**Records to use**
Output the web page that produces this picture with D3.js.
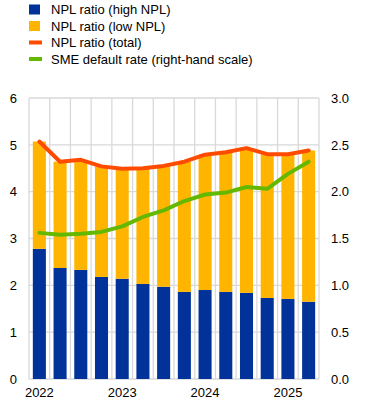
<!DOCTYPE html>
<html>
<head>
<meta charset="utf-8">
<script src="https://cdn.jsdelivr.net/npm/d3@7"></script>
<style>
  body { margin: 0; background: #fff; }
  text { font-family: Arial, "Liberation Sans", sans-serif; fill: #000; }
</style>
</head>
<body>
<svg id="chart" width="372" height="406"></svg>
<script>
// chart values (quarterly, 2022 Q1 - 2025 Q2)
const quarters = ['2022Q1', '2022Q2', '2022Q3', '2022Q4',
                  '2023Q1', '2023Q2', '2023Q3', '2023Q4',
                  '2024Q1', '2024Q2', '2024Q3', '2024Q4',
                  '2025Q1', '2025Q2'];
const highNpl = [2.78, 2.37, 2.33, 2.18, 2.14, 2.03, 1.97, 1.86, 1.90, 1.86, 1.84, 1.73, 1.71, 1.65];
const totalNpl = [5.07, 4.64, 4.68, 4.54, 4.49, 4.50, 4.55, 4.64, 4.79, 4.84, 4.93, 4.80, 4.80, 4.88];
const smeDefault = [1.56, 1.54, 1.55, 1.57, 1.63, 1.73, 1.80, 1.90, 1.97, 1.99, 2.05, 2.03, 2.19, 2.32];
const lowNpl = totalNpl.map((t, i) => t - highNpl[i]);

const leftTicks = [0, 1, 2, 3, 4, 5, 6];
const rightTicks = [0, 0.5, 1, 1.5, 2, 2.5, 3];
const yearLabels = {'2022Q1': '2022', '2023Q1': '2023', '2024Q1': '2024', '2025Q1': '2025'};

const legendItems = [
  {label: 'NPL ratio (high NPL)', color: '#003299', type: 'box'},
  {label: 'NPL ratio (low NPL)', color: '#ffb400', type: 'box'},
  {label: 'NPL ratio (total)', color: '#ff4b00', type: 'line'},
  {label: 'SME default rate (right-hand scale)', color: '#65b800', type: 'line'}
];

const margin = {top: 98, left: 29, right: 53, bottom: 27};
const width = 372;
const height = 406;
const fontSize = 13;
const gridColor = '#d9d9d9';

const svg = d3.select('#chart');

const x = d3.scaleBand()
            .domain(quarters)
            .range([margin.left, width - margin.right])
            .paddingInner(0.37)
            .paddingOuter(0.185);

const yLeft = d3.scaleLinear()
                .domain([0, 6])
                .range([height - margin.bottom, margin.top]);

const yRight = d3.scaleLinear()
                 .domain([0, 3])
                 .range([height - margin.bottom, margin.top]);

// gridlines
const grid = svg.append('g').attr('id', 'grid');
const step = x.step();
const bounds = d3.range(quarters.length + 1).map(i => margin.left + i * step);

grid.selectAll('line.v')
    .data(bounds)
    .enter().append('line')
    .attr('class', 'v')
    .attr('x1', d => d).attr('x2', d => d)
    .attr('y1', yLeft(6)).attr('y2', yLeft(0))
    .attr('stroke', gridColor)
    .attr('stroke-width', 1.3);

grid.selectAll('line.h')
    .data(leftTicks)
    .enter().append('line')
    .attr('class', 'h')
    .attr('x1', margin.left).attr('x2', width - margin.right)
    .attr('y1', d => yLeft(d)).attr('y2', d => yLeft(d))
    .attr('stroke', gridColor)
    .attr('stroke-width', 1.3);

// stacked bars
const stackData = quarters.map((q, i) => ({q: q, high: highNpl[i], low: lowNpl[i]}));
const series = d3.stack().keys(['high', 'low'])(stackData);
const barColors = {high: '#003299', low: '#ffb400'};

svg.append('g').attr('id', 'bars')
   .selectAll('g')
   .data(series)
   .enter().append('g')
   .attr('fill', d => barColors[d.key])
   .selectAll('rect')
   .data(d => d)
   .enter().append('rect')
   .attr('x', d => x(d.data.q))
   .attr('width', x.bandwidth())
   .attr('y', d => yLeft(d[1]))
   .attr('height', d => yLeft(d[0]) - yLeft(d[1]));

// lines
const cx = q => x(q) + x.bandwidth() / 2;

const totalLine = d3.line()
                    .x((d, i) => cx(quarters[i]))
                    .y(d => yLeft(d));

const smeLine = d3.line()
                  .x((d, i) => cx(quarters[i]))
                  .y(d => yRight(d));

svg.append('path')
   .datum(totalNpl)
   .attr('d', totalLine)
   .attr('fill', 'none')
   .attr('stroke', '#ff4b00')
   .attr('stroke-width', 4)
   .attr('stroke-linejoin', 'round')
   .attr('stroke-linecap', 'round');

svg.append('path')
   .datum(smeDefault)
   .attr('d', smeLine)
   .attr('fill', 'none')
   .attr('stroke', '#65b800')
   .attr('stroke-width', 4)
   .attr('stroke-linejoin', 'round')
   .attr('stroke-linecap', 'round');

// axes
const leftAxis = d3.axisLeft(yLeft)
                   .tickValues(leftTicks)
                   .tickFormat(d3.format('d'))
                   .tickSize(0)
                   .tickPadding(12);

const rightAxis = d3.axisRight(yRight)
                    .tickValues(rightTicks)
                    .tickFormat(d3.format('.1f'))
                    .tickSize(0)
                    .tickPadding(12);

const bottomAxis = d3.axisBottom(x)
                     .tickValues(Object.keys(yearLabels))
                     .tickFormat(d => yearLabels[d])
                     .tickSize(0)
                     .tickPadding(9);

svg.append('g')
   .attr('transform', 'translate(' + margin.left + ',0)')
   .call(leftAxis)
   .call(g => g.select('.domain').remove());

svg.append('g')
   .attr('transform', 'translate(' + (width - margin.right) + ',0)')
   .call(rightAxis)
   .call(g => g.select('.domain').remove());

svg.append('g')
   .attr('transform', 'translate(0,' + (height - margin.bottom) + ')')
   .call(bottomAxis)
   .call(g => g.select('.domain').remove());

svg.selectAll('.tick text')
   .attr('font-size', fontSize)
   .attr('font-family', 'Arial, "Liberation Sans", sans-serif')
   .attr('fill', '#000');

// legend
const legend = svg.append('g').attr('id', 'legend');
const rows = legend.selectAll('g')
                   .data(legendItems)
                   .enter().append('g')
                   .attr('transform', (d, i) => 'translate(29,' + (9.5 + i * 16.5) + ')');

rows.filter(d => d.type === 'box')
    .append('rect')
    .attr('x', 0).attr('y', -5)
    .attr('width', 11).attr('height', 10)
    .attr('fill', d => d.color);

rows.filter(d => d.type === 'line')
    .append('rect')
    .attr('x', 0).attr('y', -2)
    .attr('width', 13).attr('height', 4)
    .attr('fill', d => d.color);

rows.append('text')
    .attr('x', 22)
    .attr('dy', '0.35em')
    .attr('font-size', fontSize)
    .text(d => d.label);
</script>
</body>
</html>
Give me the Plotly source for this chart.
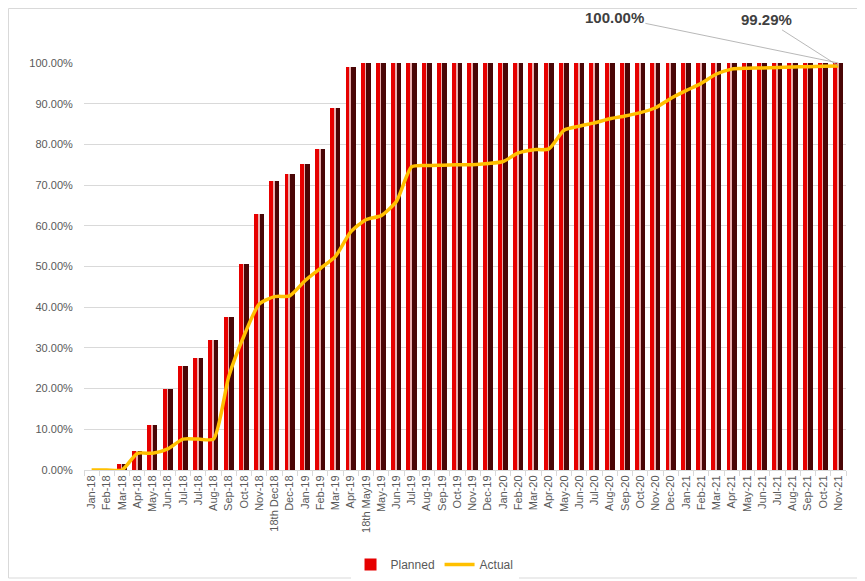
import plotly.graph_objects as go

categories = ["Jan-18", "Feb-18", "Mar-18", "Apr-18", "May-18", "Jun-18", "Jul-18", "Jul-18",
              "Aug-18", "Sep-18", "Oct-18", "Nov-18", "18th Dec18", "Dec-18", "Jan-19", "Feb-19",
              "Mar-19", "Apr-19", "18th May19", "May-19", "Jun-19", "Jul-19", "Aug-19", "Sep-19",
              "Oct-19", "Nov-19", "Dec-19", "Jan-20", "Feb-20", "Mar-20", "Apr-20", "May-20",
              "Jun-20", "Jul-20", "Aug-20", "Sep-20", "Oct-20", "Nov-20", "Dec-20", "Jan-21",
              "Feb-21", "Mar-21", "Apr-21", "May-21", "Jun-21", "Jul-21", "Aug-21", "Sep-21",
              "Oct-21", "Nov-21"]

planned = [0, 0, 1.5, 4.7, 11.1, 19.9, 25.6, 27.5, 32.0, 37.7, 50.5, 63.0, 70.9, 72.8, 75.2,
           78.8, 88.9, 99.0] + [100.0] * 32

actual = [0, 0, 0, 4.1, 4.1, 5.2, 7.6, 7.6, 7.6, 23.0, 33.0, 40.8, 42.6, 42.8, 46.5, 49.5,
          52.5, 58.5, 61.5, 62.5, 66.0, 74.5, 74.8, 74.9, 75.0, 75.0, 75.3, 75.8, 77.9, 78.7,
          78.9, 83.5, 84.5, 85.3, 86.3, 87.0, 87.8, 89.0, 91.3, 93.2, 95.0, 97.3, 98.5, 98.7,
          98.8, 98.9, 99.0, 99.1, 99.2, 99.29]

x = list(range(len(categories)))
pl = [v / 100 for v in planned]
ac = [v / 100 for v in actual]

fig = go.Figure()
# front red face
fig.add_trace(go.Bar(x=x, y=pl, name="Planned", width=0.32, offset=-0.34,
                     marker=dict(color="#E60000", line=dict(width=0)), showlegend=True,
                     hoverinfo="skip"))
# highlight stripe
fig.add_trace(go.Bar(x=x, y=pl, name="Planned", width=0.07, offset=-0.05,
                     marker=dict(color="#E9B0B0", line=dict(width=0)), showlegend=False,
                     hoverinfo="skip"))
# dark side
fig.add_trace(go.Bar(x=x, y=pl, name="Planned", width=0.3, offset=0.02,
                     marker=dict(color="#4A0606", line=dict(width=0)), showlegend=False,
                     hoverinfo="skip"))
fig.add_trace(go.Scatter(x=x, y=ac, name="Actual", mode="lines",
                         line=dict(color="#FFC000", width=3.5, shape="spline", smoothing=0.6),
                         cliponaxis=False))

fig.add_annotation(x=49, y=planned[-1] / 100, xref="x", yref="y", text="<b>100.00%</b>",
                   showarrow=True, arrowhead=0, arrowwidth=0.8, arrowcolor="#A6A6A6",
                   ax=-224, ay=-46, font=dict(size=15, color="#404040", family="Liberation Sans"))
fig.add_annotation(x=49, y=actual[-1] / 100, xref="x", yref="y", text="<b>99.29%</b>",
                   showarrow=True, arrowhead=0, arrowwidth=0.8, arrowcolor="#A6A6A6",
                   ax=-72, ay=-46, font=dict(size=15, color="#404040", family="Liberation Sans"))

# chart border
fig.add_shape(type="rect", xref="paper", yref="paper",
              x0=-75.5 / 762, x1=776 / 762, y0=-108 / 407, y1=(407 + 54.5) / 407,
              line=dict(color="#D9D9D9", width=1), fillcolor="rgba(0,0,0,0)")

fig.update_layout(
    width=857, height=573,
    margin=dict(l=76, r=19, t=55, b=111, autoexpand=False),
    barmode="overlay",
    bargap=0,
    plot_bgcolor="white", paper_bgcolor="white",
    font=dict(family="Liberation Sans", size=11, color="#595959"),
    legend=dict(orientation="h", x=0.46, xanchor="center", y=-0.232, yanchor="middle",
                font=dict(size=12, color="#595959"), traceorder="normal"),
    xaxis=dict(range=[-0.5, len(categories) - 0.5], tickmode="array", tickvals=x,
               ticktext=categories, tickangle=-90, ticks="", showgrid=False, automargin=False,
               showline=True, linecolor="#D9D9D9", linewidth=1,
               tickfont=dict(size=11, color="#595959"),
               minor=dict(tickmode="array", tickvals=[i - 0.5 for i in x] + [len(x) - 0.5],
                          ticks="outside", ticklen=5, tickcolor="#D9D9D9", showgrid=False)),
    yaxis=dict(range=[0, 1], tickmode="linear", tick0=0, dtick=0.1, tickformat=".2%",
               showgrid=True, gridcolor="#D9D9D9", gridwidth=1, zeroline=False, automargin=False,
               showline=False, ticks="outside", ticklen=8, tickcolor="rgba(0,0,0,0)",
               tickfont=dict(size=11, color="#595959")),
)

fig.write_html("out.html")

**What you are asked to do**
Repeat, word for word, the lines of the material above from the one holding "Give me the Plotly source for this chart." through the one holding "import plotly.graph_objects as go". Leave out pictures.

**Answer to the problem**
Give me the Plotly source for this chart.
import plotly.graph_objects as go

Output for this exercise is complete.